**DIRECTIONS FOR THIS TASK**
Output the material word for word. Leave each picture out.
+++++
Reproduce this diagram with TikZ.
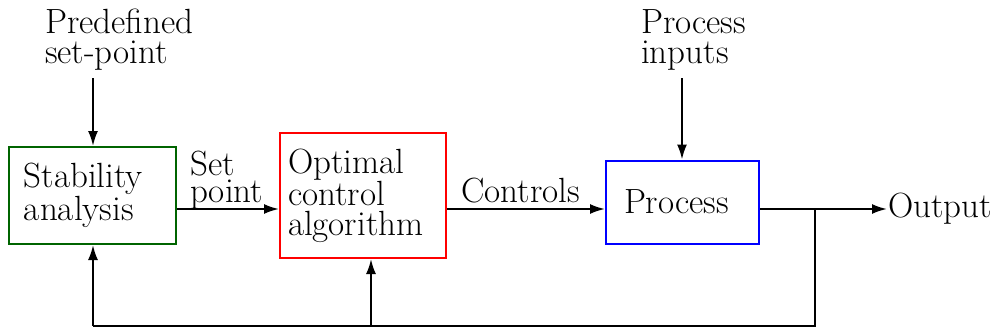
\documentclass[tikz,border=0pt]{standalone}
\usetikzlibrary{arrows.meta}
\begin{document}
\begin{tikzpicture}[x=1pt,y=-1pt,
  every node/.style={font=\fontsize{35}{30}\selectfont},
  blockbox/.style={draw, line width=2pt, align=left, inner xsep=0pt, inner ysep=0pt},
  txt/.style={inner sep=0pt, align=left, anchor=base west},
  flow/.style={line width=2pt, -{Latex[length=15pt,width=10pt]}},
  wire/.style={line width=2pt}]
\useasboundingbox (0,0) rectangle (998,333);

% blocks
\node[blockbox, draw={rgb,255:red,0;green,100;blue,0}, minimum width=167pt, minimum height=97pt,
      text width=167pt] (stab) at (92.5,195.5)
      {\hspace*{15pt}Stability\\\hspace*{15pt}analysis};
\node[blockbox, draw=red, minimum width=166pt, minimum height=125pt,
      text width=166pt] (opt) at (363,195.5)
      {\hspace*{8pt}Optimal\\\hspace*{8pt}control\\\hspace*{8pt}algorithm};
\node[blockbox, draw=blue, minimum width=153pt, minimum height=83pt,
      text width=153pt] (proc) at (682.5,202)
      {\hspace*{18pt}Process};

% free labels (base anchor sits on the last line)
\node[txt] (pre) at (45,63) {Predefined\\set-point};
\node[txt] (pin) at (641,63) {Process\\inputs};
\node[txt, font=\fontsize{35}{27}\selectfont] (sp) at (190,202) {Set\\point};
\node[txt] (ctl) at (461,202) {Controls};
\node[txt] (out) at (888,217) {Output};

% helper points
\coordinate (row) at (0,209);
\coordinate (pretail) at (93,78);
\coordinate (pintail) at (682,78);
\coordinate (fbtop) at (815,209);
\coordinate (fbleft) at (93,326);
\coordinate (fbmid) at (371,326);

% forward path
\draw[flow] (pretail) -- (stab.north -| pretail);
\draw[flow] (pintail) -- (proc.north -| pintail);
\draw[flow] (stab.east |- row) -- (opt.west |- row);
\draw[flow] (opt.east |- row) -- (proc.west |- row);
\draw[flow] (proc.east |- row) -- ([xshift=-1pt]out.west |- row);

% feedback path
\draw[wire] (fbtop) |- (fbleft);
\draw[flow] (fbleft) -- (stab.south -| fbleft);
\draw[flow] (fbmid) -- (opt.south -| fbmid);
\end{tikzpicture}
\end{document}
+++++
**OUTPUT BELOW**
Reproduce this diagram with TikZ.
\documentclass[tikz,border=0pt]{standalone}
\usetikzlibrary{arrows.meta}
\begin{document}
\begin{tikzpicture}[x=1pt,y=-1pt,
  every node/.style={font=\fontsize{35}{30}\selectfont},
  blockbox/.style={draw, line width=2pt, align=left, inner xsep=0pt, inner ysep=0pt},
  txt/.style={inner sep=0pt, align=left, anchor=base west},
  flow/.style={line width=2pt, -{Latex[length=15pt,width=10pt]}},
  wire/.style={line width=2pt}]
\useasboundingbox (0,0) rectangle (998,333);

% blocks
\node[blockbox, draw={rgb,255:red,0;green,100;blue,0}, minimum width=167pt, minimum height=97pt,
      text width=167pt] (stab) at (92.5,195.5)
      {\hspace*{15pt}Stability\\\hspace*{15pt}analysis};
\node[blockbox, draw=red, minimum width=166pt, minimum height=125pt,
      text width=166pt] (opt) at (363,195.5)
      {\hspace*{8pt}Optimal\\\hspace*{8pt}control\\\hspace*{8pt}algorithm};
\node[blockbox, draw=blue, minimum width=153pt, minimum height=83pt,
      text width=153pt] (proc) at (682.5,202)
      {\hspace*{18pt}Process};

% free labels (base anchor sits on the last line)
\node[txt] (pre) at (45,63) {Predefined\\set-point};
\node[txt] (pin) at (641,63) {Process\\inputs};
\node[txt, font=\fontsize{35}{27}\selectfont] (sp) at (190,202) {Set\\point};
\node[txt] (ctl) at (461,202) {Controls};
\node[txt] (out) at (888,217) {Output};

% helper points
\coordinate (row) at (0,209);
\coordinate (pretail) at (93,78);
\coordinate (pintail) at (682,78);
\coordinate (fbtop) at (815,209);
\coordinate (fbleft) at (93,326);
\coordinate (fbmid) at (371,326);

% forward path
\draw[flow] (pretail) -- (stab.north -| pretail);
\draw[flow] (pintail) -- (proc.north -| pintail);
\draw[flow] (stab.east |- row) -- (opt.west |- row);
\draw[flow] (opt.east |- row) -- (proc.west |- row);
\draw[flow] (proc.east |- row) -- ([xshift=-1pt]out.west |- row);

% feedback path
\draw[wire] (fbtop) |- (fbleft);
\draw[flow] (fbleft) -- (stab.south -| fbleft);
\draw[flow] (fbmid) -- (opt.south -| fbmid);
\end{tikzpicture}
\end{document}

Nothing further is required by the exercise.